欧州連合(EU)の環境規制をめぐり、各国で農家による抗議が頻発している。
フランスの農家の人々は1月29日、パリへの主要道路を封鎖した。
また同日、ベルギーの首都ブリュッセル周辺では怒ったベルギーの農家たちが交通を妨害し、約12台のトラクターが市内のEUエリアに乗り入れてクラクションを鳴らした。
さらに30日、彼らはEUの環境政策、農業コストの上昇、安価な輸入食品への怒りを表明するため、ベルギー第二の港であるゼーブルージュへの道を封鎖した。
今年に入ってから、EU各国で農家のデモが頻発している。
今月初めには、ドイツでベルリン中心部の大通りがトラックやトラクターで埋め尽くされ、交通がほぼ停止した。またルーマニアの農民とトラック運転手もウクライナとの国境を封鎖し、高いビジネスコストに抗議する行動を起こしている。
抗議する理由
彼らは何に抗議しているのだろうか
EU最大の農業生産国、フランスの主張を聞いてみると、フランス農家は、自分たちが十分な報酬をもらえず、過剰な環境規制によって抑圧されていると言っている。食料価格の交渉などはフランス特有の問題だが、安価な輸入品との競争や環境規制などは他のEU諸国の生産者とも共通している。
コスト
またフランス農家は、食料インフレを抑えるために政府と小売業者が講じた一連の措置の結果、多くの生産者がエネルギー、肥料、輸送コストの高騰に対応できなくなったと述べている。
さらに、政府がより広範なエネルギー転換政策の一環として、農家に対するディーゼル燃料の減税措置を段階的に廃止するという計画もこうしたデモの引き金となっている。
こうした農家の支出を増やす政策に対してEU内の農家は怒っている。ドイツの首都ベルリンでは、増税や農業補助金の削減計画を受け、抗議デモが起きた。
安価な輸入品
またロシアによるウクライナ侵攻以来、EUはウクライナに対して多くの輸入関税を免除してきた。また、EUと南米最大の経済統合組織であるメルコスール(南部共同市場)との貿易協定交渉が再開されたことで、砂糖、穀物、食肉分野での不公正な競争に対するEU内の農家の不満が高まっている。
農家らは、これらの輸入品が欧州の価格を圧迫し、その一方で、EUの農家に求められる環境基準を満たしていないことに不満を抱いている。
環境規制
EU内の農家は、農地の4%を休耕地とすることが義務づけられるなどの補助金規則が適用されており、こうしたEUの政策実施に当たるフランスのやり方にも反対の声が集まっている。

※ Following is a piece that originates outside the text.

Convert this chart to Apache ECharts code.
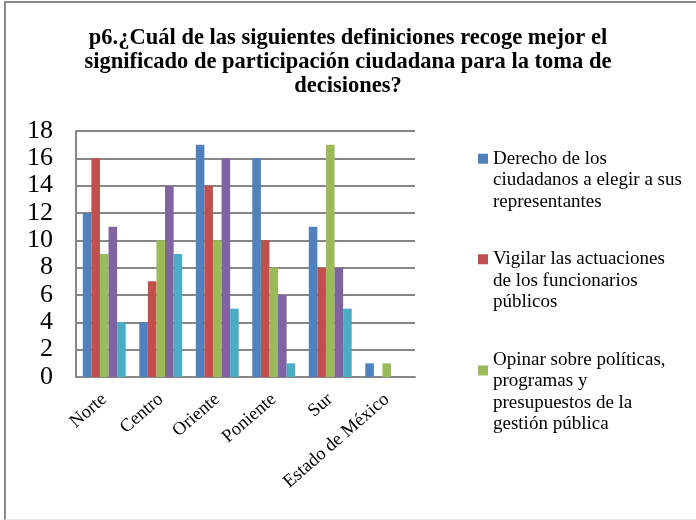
<!DOCTYPE html>
<html>
<head>
<meta charset="utf-8">
<script src="https://cdn.jsdelivr.net/npm/echarts@6/dist/echarts.min.js"></script>
<style>
  html, body { margin: 0; padding: 0; background: #fff; }
  #frame { position: absolute; left: 4px; top: 1px; width: 700px; height: 516px;
           border-left: 2px solid #8a8a8a; border-top: 2px solid #8a8a8a; border-bottom: 1px solid #e6e6e6; }
  #main { position: absolute; left: 0; top: 0; width: 696px; height: 520px; }
</style>
</head>
<body>
<div id="frame"></div>
<div id="main"></div>
<script>
// categorias (zonas)
var zonas = ['Norte', 'Centro', 'Oriente', 'Poniente', 'Sur', 'Estado de México'];

// nombres de las series
var nombres = [
    'Derecho de los ciudadanos a elegir a sus representantes',
    'Vigilar las actuaciones de los funcionarios públicos',
    'Opinar sobre políticas, programas y presupuestos de la gestión pública',
    'Serie 4',
    'Serie 5'
];

// texto de la leyenda, partido en lineas como en el original
var leyenda = {};
leyenda[nombres[0]] = 'Derecho de los\nciudadanos a elegir a sus\nrepresentantes';
leyenda[nombres[1]] = 'Vigilar las actuaciones\nde los funcionarios\npúblicos';
leyenda[nombres[2]] = 'Opinar sobre políticas,\nprogramas y\npresupuestos de la\ngestión pública';

// valores por serie
var derecho   = [12, 4, 17, 16, 11, 1];
var vigilar   = [16, 7, 14, 10, 8, 0];
var opinar    = [9, 10, 10, 8, 17, 1];
var serie4    = [11, 14, 16, 6, 8, 0];
var serie5    = [4, 9, 5, 1, 5, 0];

var colores = ['#4F81BD', '#C0504D', '#9BBB59', '#8064A2', '#4BACC6'];
var datos = [derecho, vigilar, opinar, serie4, serie5];

var fuente = '"Liberation Serif", "DejaVu Serif", serif';

var myChart = echarts.init(document.getElementById('main'), null, { renderer: 'canvas' });

var series = [];
for (var i = 0; i < datos.length; i++) {
    series.push({
        name: nombres[i],
        type: 'bar',
        data: datos[i],
        barGap: '0%',
        barCategoryGap: '24%',
        itemStyle: { color: colores[i] },
        animation: false
    });
}

var option = {
    animation: false,
    color: colores,
    title: {
        text: 'p6.¿Cuál de las siguientes definiciones recoge mejor el\nsignificado de participación ciudadana para la toma de\ndecisiones?',
        left: 'center',
        top: 26,
        padding: 0,
        textStyle: {
            fontFamily: fuente,
            fontWeight: 'bold',
            fontSize: 22.5,
            lineHeight: 24,
            color: '#000'
        }
    },
    legend: {
        data: [nombres[0], nombres[1], nombres[2]],
        orient: 'vertical',
        left: 478,
        top: 105,
        padding: 0,
        itemWidth: 10,
        itemHeight: 10,
        itemGap: -7,
        icon: 'rect',
        selectedMode: false,
        formatter: function (name) {
            // dos lineas vacias arriba para que el cuadro quede junto a la primera linea
            return '\n\n' + leyenda[name];
        },
        textStyle: {
            fontFamily: fuente,
            fontSize: 19,
            lineHeight: 21.5,
            color: '#000'
        }
    },
    grid: {
        left: 76,
        right: 281,
        top: 131,
        bottom: 143
    },
    xAxis: {
        type: 'category',
        data: zonas,
        axisLine: { lineStyle: { color: '#878787', width: 2 } },
        axisTick: { show: false },
        axisLabel: {
            rotate: 41,
            interval: 0,
            margin: 20,
            fontFamily: fuente,
            fontSize: 18.5,
            color: '#000'
        }
    },
    yAxis: {
        type: 'value',
        min: 0,
        max: 18,
        interval: 2,
        axisLine: { show: true, lineStyle: { color: '#878787', width: 2 } },
        axisTick: { show: false },
        splitLine: { lineStyle: { color: '#878787', width: 2 } },
        axisLabel: {
            margin: 23,
            fontFamily: fuente,
            fontSize: 26,
            color: '#000'
        }
    },
    series: series
};

myChart.setOption(option);
</script>
</body>
</html>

こうした中、太陽光発電やバイオ燃料などを積極的に導入・拡大し、環境を守りながら産業構造を変革するという「グリーン政策」は、ロシアによるウクライナ侵攻を考慮すると、食糧やその他の必需品の自給率向上という目標とは矛盾していると考えられている。
抗議活動の進展
フランス政府は1月26日、農家に対するディーゼル燃料の増税決定を取り消すと発表し、(出血性赤血球)病に罹患している南部の牛を含む農家に対して、追加的な支援を提供する措置を提案した。
しかし、一部の農家組合は抗議の継続を求めている。一部の地域では暴力事件も発生しており、政府は抗議行動に寛容な姿勢を崩さず、数日以内にさらなる対策を講じることを約束している。
ベルギーのアレクサンダー・デクロー首相は30日に農民代表と会談した。 「彼らの言い分を聞くことは非常に重要だ」と記者団に語り、農民が直面する課題について言及した。